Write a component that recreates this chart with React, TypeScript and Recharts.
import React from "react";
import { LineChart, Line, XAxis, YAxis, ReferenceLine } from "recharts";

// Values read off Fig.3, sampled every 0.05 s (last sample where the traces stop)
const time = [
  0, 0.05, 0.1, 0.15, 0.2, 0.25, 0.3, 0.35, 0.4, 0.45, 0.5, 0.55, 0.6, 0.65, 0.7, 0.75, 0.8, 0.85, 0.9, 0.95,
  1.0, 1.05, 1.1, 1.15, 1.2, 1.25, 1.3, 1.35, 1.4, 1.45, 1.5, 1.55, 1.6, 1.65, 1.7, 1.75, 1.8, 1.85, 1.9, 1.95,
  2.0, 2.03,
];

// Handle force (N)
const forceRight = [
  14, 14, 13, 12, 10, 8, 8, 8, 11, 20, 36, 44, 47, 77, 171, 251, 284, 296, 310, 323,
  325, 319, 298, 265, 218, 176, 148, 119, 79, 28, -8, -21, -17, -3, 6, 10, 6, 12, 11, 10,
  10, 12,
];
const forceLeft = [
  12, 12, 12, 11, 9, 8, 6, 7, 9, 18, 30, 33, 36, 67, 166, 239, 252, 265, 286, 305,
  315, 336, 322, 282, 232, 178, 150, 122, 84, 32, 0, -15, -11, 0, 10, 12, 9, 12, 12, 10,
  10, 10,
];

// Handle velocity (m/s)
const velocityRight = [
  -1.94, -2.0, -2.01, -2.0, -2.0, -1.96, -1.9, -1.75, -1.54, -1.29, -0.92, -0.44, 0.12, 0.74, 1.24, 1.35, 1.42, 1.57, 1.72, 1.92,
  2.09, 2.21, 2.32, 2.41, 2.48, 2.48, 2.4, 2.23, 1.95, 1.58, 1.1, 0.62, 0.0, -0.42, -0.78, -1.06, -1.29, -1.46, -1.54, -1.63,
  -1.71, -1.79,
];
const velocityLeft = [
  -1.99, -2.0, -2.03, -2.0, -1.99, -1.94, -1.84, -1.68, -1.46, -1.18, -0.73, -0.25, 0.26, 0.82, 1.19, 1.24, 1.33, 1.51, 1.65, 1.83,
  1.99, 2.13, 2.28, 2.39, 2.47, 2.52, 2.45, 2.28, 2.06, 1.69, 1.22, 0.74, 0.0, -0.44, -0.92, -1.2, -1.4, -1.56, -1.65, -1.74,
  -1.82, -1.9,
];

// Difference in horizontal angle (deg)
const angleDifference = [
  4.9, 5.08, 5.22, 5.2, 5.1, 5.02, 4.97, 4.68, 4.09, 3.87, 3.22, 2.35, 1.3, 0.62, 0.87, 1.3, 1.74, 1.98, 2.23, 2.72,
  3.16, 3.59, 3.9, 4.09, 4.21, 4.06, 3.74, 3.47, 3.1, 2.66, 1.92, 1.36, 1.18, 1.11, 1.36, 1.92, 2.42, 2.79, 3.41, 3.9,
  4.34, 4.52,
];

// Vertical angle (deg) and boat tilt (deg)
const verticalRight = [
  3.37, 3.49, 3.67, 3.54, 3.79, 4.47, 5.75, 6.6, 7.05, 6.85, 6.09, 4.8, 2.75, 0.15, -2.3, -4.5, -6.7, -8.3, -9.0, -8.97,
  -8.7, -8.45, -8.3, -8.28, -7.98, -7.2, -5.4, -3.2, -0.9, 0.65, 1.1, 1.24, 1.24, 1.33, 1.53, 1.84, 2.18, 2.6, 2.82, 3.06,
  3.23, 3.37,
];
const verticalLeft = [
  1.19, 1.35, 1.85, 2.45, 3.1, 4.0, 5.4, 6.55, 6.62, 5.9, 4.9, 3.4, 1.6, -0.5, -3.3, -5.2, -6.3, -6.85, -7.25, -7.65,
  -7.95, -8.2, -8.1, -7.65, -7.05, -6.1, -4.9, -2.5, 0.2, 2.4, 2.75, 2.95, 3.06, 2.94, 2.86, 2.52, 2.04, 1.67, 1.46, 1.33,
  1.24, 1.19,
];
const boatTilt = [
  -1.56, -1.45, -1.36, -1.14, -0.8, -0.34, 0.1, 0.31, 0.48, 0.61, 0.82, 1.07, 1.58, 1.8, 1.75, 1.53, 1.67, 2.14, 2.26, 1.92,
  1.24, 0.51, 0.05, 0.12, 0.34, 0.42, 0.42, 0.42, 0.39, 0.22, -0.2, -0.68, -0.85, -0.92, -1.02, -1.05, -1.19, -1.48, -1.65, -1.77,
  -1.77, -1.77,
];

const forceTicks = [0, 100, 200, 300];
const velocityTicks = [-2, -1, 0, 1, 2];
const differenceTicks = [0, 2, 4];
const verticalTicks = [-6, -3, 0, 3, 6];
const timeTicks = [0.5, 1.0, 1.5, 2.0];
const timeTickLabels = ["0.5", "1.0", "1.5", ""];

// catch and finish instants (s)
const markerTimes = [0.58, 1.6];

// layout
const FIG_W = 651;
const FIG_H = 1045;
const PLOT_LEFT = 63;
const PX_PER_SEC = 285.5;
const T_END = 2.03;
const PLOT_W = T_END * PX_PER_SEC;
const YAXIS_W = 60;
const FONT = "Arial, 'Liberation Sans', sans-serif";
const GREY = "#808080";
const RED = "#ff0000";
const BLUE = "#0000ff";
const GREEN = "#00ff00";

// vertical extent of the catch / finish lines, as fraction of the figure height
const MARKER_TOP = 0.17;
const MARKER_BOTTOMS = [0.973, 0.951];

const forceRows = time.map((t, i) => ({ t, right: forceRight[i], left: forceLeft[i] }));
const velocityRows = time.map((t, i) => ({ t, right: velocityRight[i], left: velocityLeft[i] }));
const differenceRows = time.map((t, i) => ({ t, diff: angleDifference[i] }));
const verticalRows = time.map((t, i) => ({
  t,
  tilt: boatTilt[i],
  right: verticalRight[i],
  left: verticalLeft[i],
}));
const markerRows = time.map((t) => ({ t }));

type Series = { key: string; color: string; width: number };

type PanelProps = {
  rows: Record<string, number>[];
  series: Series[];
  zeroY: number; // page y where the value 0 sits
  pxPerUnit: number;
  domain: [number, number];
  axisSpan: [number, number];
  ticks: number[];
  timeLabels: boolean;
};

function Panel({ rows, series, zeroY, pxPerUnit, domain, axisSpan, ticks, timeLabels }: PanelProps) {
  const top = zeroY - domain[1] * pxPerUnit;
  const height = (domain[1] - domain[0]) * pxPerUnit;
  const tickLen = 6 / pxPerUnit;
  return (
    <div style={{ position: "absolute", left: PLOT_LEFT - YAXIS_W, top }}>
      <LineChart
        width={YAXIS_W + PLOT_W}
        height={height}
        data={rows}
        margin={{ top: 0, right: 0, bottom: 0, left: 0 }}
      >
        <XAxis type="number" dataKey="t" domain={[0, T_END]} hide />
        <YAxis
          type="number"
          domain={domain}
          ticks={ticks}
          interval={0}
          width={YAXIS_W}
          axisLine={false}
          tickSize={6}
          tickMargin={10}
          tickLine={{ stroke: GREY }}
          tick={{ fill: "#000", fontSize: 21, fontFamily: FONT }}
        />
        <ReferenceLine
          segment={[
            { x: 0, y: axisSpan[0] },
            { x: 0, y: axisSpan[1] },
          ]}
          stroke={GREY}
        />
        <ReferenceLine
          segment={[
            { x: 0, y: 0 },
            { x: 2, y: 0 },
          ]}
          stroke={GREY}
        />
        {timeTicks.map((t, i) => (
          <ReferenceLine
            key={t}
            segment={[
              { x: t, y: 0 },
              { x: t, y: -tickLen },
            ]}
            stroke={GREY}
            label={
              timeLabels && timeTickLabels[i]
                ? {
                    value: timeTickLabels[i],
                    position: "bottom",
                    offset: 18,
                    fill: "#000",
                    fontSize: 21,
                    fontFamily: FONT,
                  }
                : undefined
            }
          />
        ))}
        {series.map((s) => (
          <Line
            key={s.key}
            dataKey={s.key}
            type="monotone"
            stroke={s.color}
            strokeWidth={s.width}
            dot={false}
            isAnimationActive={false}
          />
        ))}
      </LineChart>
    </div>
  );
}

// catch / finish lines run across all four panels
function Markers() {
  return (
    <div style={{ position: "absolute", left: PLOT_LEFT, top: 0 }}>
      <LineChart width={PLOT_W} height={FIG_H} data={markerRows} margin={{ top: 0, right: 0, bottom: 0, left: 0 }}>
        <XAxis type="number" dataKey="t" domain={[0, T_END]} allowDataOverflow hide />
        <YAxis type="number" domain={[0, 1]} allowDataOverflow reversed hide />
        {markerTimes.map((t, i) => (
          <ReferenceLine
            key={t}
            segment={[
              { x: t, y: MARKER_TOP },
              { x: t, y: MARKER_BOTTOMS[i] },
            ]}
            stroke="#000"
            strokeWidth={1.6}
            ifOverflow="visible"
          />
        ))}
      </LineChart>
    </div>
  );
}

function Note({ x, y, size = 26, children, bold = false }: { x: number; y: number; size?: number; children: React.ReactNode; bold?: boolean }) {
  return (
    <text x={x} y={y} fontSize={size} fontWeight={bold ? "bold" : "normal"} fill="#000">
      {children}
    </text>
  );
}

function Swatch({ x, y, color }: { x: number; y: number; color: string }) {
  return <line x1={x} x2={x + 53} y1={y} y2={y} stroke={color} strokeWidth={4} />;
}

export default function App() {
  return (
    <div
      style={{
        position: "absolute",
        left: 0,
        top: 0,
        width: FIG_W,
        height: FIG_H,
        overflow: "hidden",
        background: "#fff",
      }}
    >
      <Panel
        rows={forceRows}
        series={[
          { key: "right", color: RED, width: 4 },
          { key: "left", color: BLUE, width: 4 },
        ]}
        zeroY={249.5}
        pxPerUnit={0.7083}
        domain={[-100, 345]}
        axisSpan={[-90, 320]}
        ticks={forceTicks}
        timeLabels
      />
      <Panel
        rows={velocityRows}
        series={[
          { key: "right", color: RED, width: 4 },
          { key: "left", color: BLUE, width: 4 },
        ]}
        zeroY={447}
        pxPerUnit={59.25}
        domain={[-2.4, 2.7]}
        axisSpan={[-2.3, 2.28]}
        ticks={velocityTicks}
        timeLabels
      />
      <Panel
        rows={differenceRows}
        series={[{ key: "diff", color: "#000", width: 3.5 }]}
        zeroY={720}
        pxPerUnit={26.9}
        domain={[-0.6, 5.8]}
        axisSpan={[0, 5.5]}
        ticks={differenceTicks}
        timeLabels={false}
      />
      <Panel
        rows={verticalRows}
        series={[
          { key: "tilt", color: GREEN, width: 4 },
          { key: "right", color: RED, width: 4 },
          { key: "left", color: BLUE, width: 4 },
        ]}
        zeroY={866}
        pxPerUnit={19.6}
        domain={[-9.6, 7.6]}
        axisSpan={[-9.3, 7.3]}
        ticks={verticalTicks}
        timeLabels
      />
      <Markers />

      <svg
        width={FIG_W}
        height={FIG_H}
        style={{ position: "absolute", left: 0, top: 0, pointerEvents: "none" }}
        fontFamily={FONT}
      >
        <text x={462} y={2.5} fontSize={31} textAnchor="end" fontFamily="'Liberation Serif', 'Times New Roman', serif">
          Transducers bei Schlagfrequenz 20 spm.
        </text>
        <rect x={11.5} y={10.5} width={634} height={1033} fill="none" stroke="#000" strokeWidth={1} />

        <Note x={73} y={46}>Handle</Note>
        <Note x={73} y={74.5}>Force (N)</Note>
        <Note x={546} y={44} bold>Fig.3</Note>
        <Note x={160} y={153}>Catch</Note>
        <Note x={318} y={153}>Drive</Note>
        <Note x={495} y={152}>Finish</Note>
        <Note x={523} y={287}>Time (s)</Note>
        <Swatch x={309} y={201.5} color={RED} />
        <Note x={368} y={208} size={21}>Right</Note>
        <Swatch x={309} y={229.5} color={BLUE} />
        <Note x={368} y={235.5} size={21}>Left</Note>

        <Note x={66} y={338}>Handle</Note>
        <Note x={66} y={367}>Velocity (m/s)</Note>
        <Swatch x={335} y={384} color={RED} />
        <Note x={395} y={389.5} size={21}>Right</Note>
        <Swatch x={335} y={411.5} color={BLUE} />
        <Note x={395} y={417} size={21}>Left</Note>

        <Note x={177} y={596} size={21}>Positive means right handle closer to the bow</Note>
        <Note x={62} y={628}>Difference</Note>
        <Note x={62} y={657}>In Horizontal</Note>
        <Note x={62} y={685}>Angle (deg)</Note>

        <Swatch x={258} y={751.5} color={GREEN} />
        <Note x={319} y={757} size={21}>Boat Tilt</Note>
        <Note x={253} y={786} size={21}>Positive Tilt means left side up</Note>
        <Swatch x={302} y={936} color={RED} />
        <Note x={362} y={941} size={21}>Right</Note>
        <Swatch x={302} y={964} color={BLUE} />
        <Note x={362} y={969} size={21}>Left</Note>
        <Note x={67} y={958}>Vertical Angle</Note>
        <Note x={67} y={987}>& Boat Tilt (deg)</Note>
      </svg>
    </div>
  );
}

---

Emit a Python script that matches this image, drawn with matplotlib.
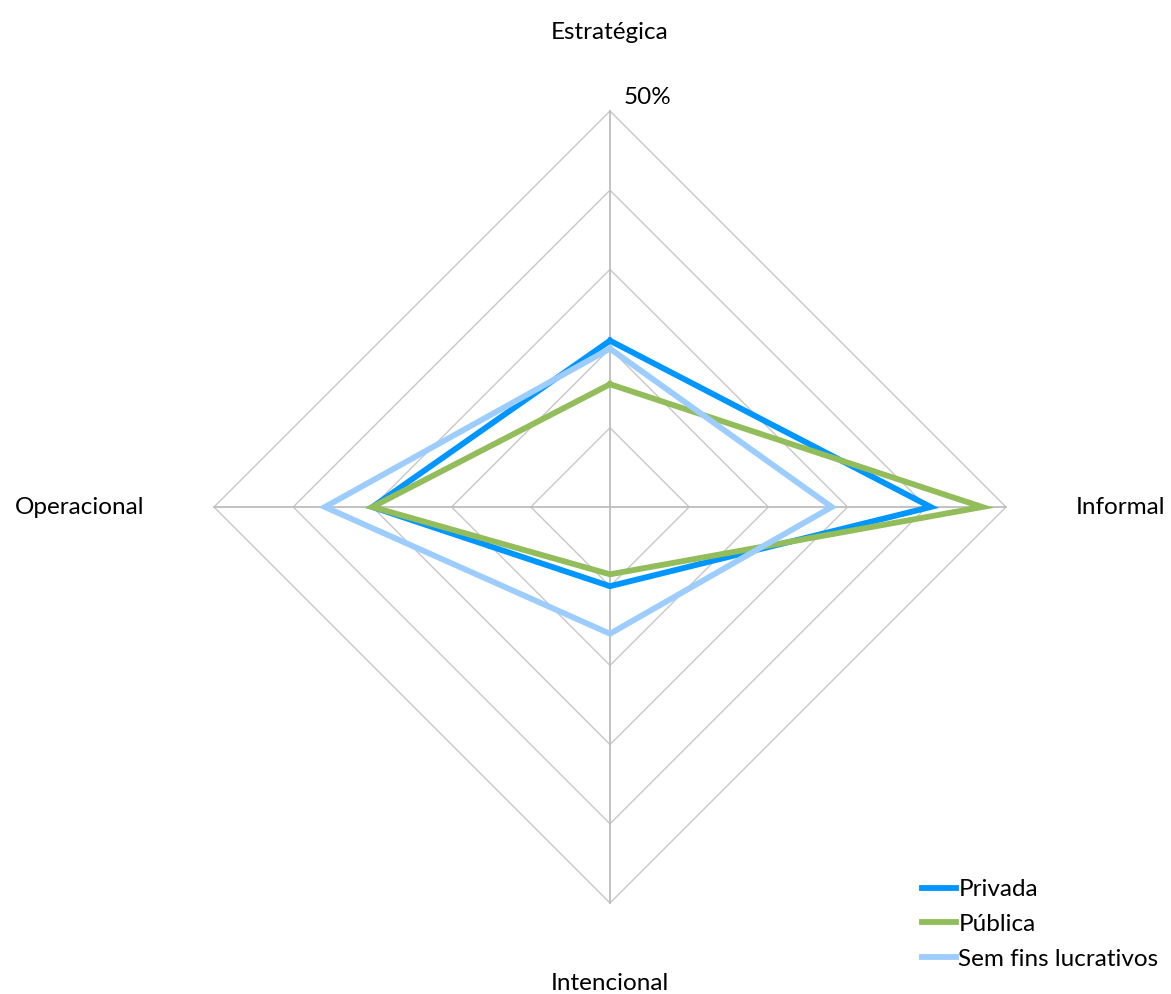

• Aim: Scan the listing above and copy all lines containing the word "React".

• Answer to the task:
Write a component that recreates this chart with React, TypeScript and Recharts.
import React from "react";
function Note({ x, y, size = 26, children, bold = false }: { x: number; y: number; size?: number; children: React.ReactNode; bold?: boolean }) {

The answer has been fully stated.